• _YOUR INSTRUCTIONS_
Repeat every line exactly, keeping the pictures out of the copy.

• _DATA EXCERPT_
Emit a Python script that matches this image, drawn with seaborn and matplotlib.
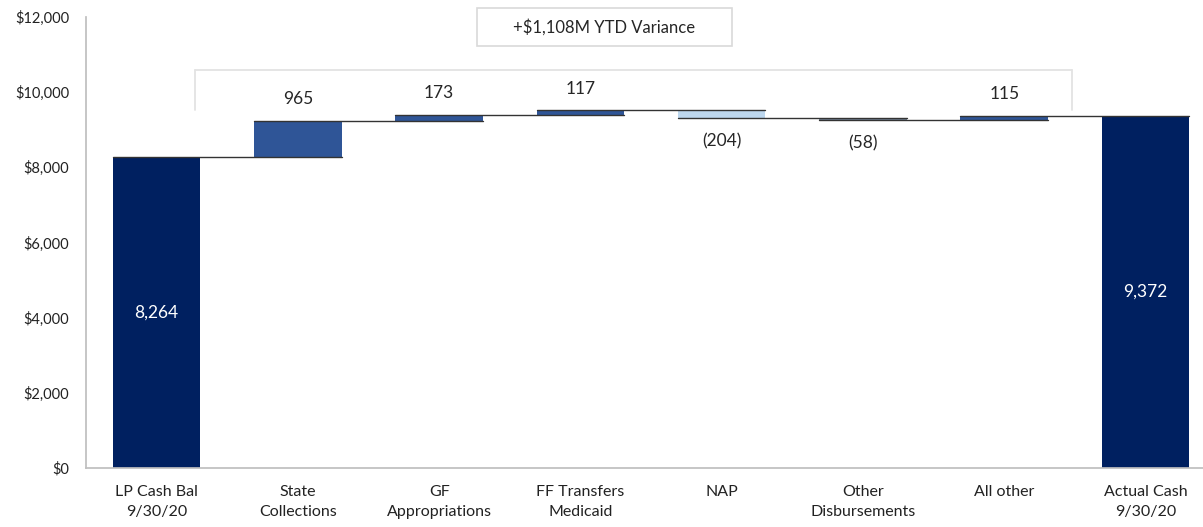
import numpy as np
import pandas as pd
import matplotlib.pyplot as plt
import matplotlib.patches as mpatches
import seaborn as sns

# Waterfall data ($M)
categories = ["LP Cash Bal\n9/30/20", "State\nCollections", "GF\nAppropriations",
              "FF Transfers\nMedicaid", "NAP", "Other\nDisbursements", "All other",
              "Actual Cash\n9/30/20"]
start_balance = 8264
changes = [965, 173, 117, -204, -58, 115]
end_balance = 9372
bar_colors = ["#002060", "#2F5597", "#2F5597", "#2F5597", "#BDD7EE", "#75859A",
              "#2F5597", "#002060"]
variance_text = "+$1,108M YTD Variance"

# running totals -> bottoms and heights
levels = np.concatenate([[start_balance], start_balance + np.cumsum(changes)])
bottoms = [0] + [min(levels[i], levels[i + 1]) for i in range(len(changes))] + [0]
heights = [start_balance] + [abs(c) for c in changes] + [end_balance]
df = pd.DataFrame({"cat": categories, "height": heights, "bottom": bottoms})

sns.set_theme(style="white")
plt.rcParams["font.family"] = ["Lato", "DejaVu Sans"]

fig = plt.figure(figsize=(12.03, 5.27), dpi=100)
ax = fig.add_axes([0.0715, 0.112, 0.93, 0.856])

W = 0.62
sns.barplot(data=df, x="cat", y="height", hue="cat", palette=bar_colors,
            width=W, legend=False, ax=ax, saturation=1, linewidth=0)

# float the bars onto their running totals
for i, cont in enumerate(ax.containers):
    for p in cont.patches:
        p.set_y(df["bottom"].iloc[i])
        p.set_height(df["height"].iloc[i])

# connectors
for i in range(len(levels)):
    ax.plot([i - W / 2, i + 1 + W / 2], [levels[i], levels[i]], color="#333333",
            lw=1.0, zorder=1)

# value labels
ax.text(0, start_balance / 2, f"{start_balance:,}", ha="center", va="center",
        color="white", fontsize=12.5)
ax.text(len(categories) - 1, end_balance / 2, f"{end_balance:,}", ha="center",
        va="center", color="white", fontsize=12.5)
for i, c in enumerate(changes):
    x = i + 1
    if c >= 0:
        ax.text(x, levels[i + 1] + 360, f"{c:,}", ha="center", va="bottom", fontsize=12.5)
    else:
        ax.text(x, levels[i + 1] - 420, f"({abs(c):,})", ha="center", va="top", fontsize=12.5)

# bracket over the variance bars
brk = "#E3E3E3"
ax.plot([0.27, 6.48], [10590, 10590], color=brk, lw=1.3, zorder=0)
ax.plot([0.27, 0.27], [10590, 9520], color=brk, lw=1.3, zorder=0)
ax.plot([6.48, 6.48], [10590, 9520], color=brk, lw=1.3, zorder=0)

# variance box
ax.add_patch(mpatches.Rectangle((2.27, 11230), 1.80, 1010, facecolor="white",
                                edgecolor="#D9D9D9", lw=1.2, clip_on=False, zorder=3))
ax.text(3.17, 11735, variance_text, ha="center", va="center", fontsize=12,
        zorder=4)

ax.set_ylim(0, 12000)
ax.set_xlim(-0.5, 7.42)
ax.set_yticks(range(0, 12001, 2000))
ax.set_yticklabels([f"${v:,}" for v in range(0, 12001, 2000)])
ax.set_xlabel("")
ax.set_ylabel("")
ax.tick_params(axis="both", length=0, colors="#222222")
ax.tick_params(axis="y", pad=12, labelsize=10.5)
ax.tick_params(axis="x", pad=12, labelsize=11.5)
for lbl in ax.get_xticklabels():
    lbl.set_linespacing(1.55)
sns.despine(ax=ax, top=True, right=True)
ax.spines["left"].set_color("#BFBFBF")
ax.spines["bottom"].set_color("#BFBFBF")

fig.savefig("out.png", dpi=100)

• _REPLY_
Emit a Python script that matches this image, drawn with seaborn and matplotlib.
import numpy as np
import pandas as pd
import matplotlib.pyplot as plt
import matplotlib.patches as mpatches
import seaborn as sns

# Waterfall data ($M)
categories = ["LP Cash Bal\n9/30/20", "State\nCollections", "GF\nAppropriations",
              "FF Transfers\nMedicaid", "NAP", "Other\nDisbursements", "All other",
              "Actual Cash\n9/30/20"]
start_balance = 8264
changes = [965, 173, 117, -204, -58, 115]
end_balance = 9372
bar_colors = ["#002060", "#2F5597", "#2F5597", "#2F5597", "#BDD7EE", "#75859A",
              "#2F5597", "#002060"]
variance_text = "+$1,108M YTD Variance"

# running totals -> bottoms and heights
levels = np.concatenate([[start_balance], start_balance + np.cumsum(changes)])
bottoms = [0] + [min(levels[i], levels[i + 1]) for i in range(len(changes))] + [0]
heights = [start_balance] + [abs(c) for c in changes] + [end_balance]
df = pd.DataFrame({"cat": categories, "height": heights, "bottom": bottoms})

sns.set_theme(style="white")
plt.rcParams["font.family"] = ["Lato", "DejaVu Sans"]

fig = plt.figure(figsize=(12.03, 5.27), dpi=100)
ax = fig.add_axes([0.0715, 0.112, 0.93, 0.856])

W = 0.62
sns.barplot(data=df, x="cat", y="height", hue="cat", palette=bar_colors,
            width=W, legend=False, ax=ax, saturation=1, linewidth=0)

# float the bars onto their running totals
for i, cont in enumerate(ax.containers):
    for p in cont.patches:
        p.set_y(df["bottom"].iloc[i])
        p.set_height(df["height"].iloc[i])

# connectors
for i in range(len(levels)):
    ax.plot([i - W / 2, i + 1 + W / 2], [levels[i], levels[i]], color="#333333",
            lw=1.0, zorder=1)

# value labels
ax.text(0, start_balance / 2, f"{start_balance:,}", ha="center", va="center",
        color="white", fontsize=12.5)
ax.text(len(categories) - 1, end_balance / 2, f"{end_balance:,}", ha="center",
        va="center", color="white", fontsize=12.5)
for i, c in enumerate(changes):
    x = i + 1
    if c >= 0:
        ax.text(x, levels[i + 1] + 360, f"{c:,}", ha="center", va="bottom", fontsize=12.5)
    else:
        ax.text(x, levels[i + 1] - 420, f"({abs(c):,})", ha="center", va="top", fontsize=12.5)

# bracket over the variance bars
brk = "#E3E3E3"
ax.plot([0.27, 6.48], [10590, 10590], color=brk, lw=1.3, zorder=0)
ax.plot([0.27, 0.27], [10590, 9520], color=brk, lw=1.3, zorder=0)
ax.plot([6.48, 6.48], [10590, 9520], color=brk, lw=1.3, zorder=0)

# variance box
ax.add_patch(mpatches.Rectangle((2.27, 11230), 1.80, 1010, facecolor="white",
                                edgecolor="#D9D9D9", lw=1.2, clip_on=False, zorder=3))
ax.text(3.17, 11735, variance_text, ha="center", va="center", fontsize=12,
        zorder=4)

ax.set_ylim(0, 12000)
ax.set_xlim(-0.5, 7.42)
ax.set_yticks(range(0, 12001, 2000))
ax.set_yticklabels([f"${v:,}" for v in range(0, 12001, 2000)])
ax.set_xlabel("")
ax.set_ylabel("")
ax.tick_params(axis="both", length=0, colors="#222222")
ax.tick_params(axis="y", pad=12, labelsize=10.5)
ax.tick_params(axis="x", pad=12, labelsize=11.5)
for lbl in ax.get_xticklabels():
    lbl.set_linespacing(1.55)
sns.despine(ax=ax, top=True, right=True)
ax.spines["left"].set_color("#BFBFBF")
ax.spines["bottom"].set_color("#BFBFBF")

fig.savefig("out.png", dpi=100)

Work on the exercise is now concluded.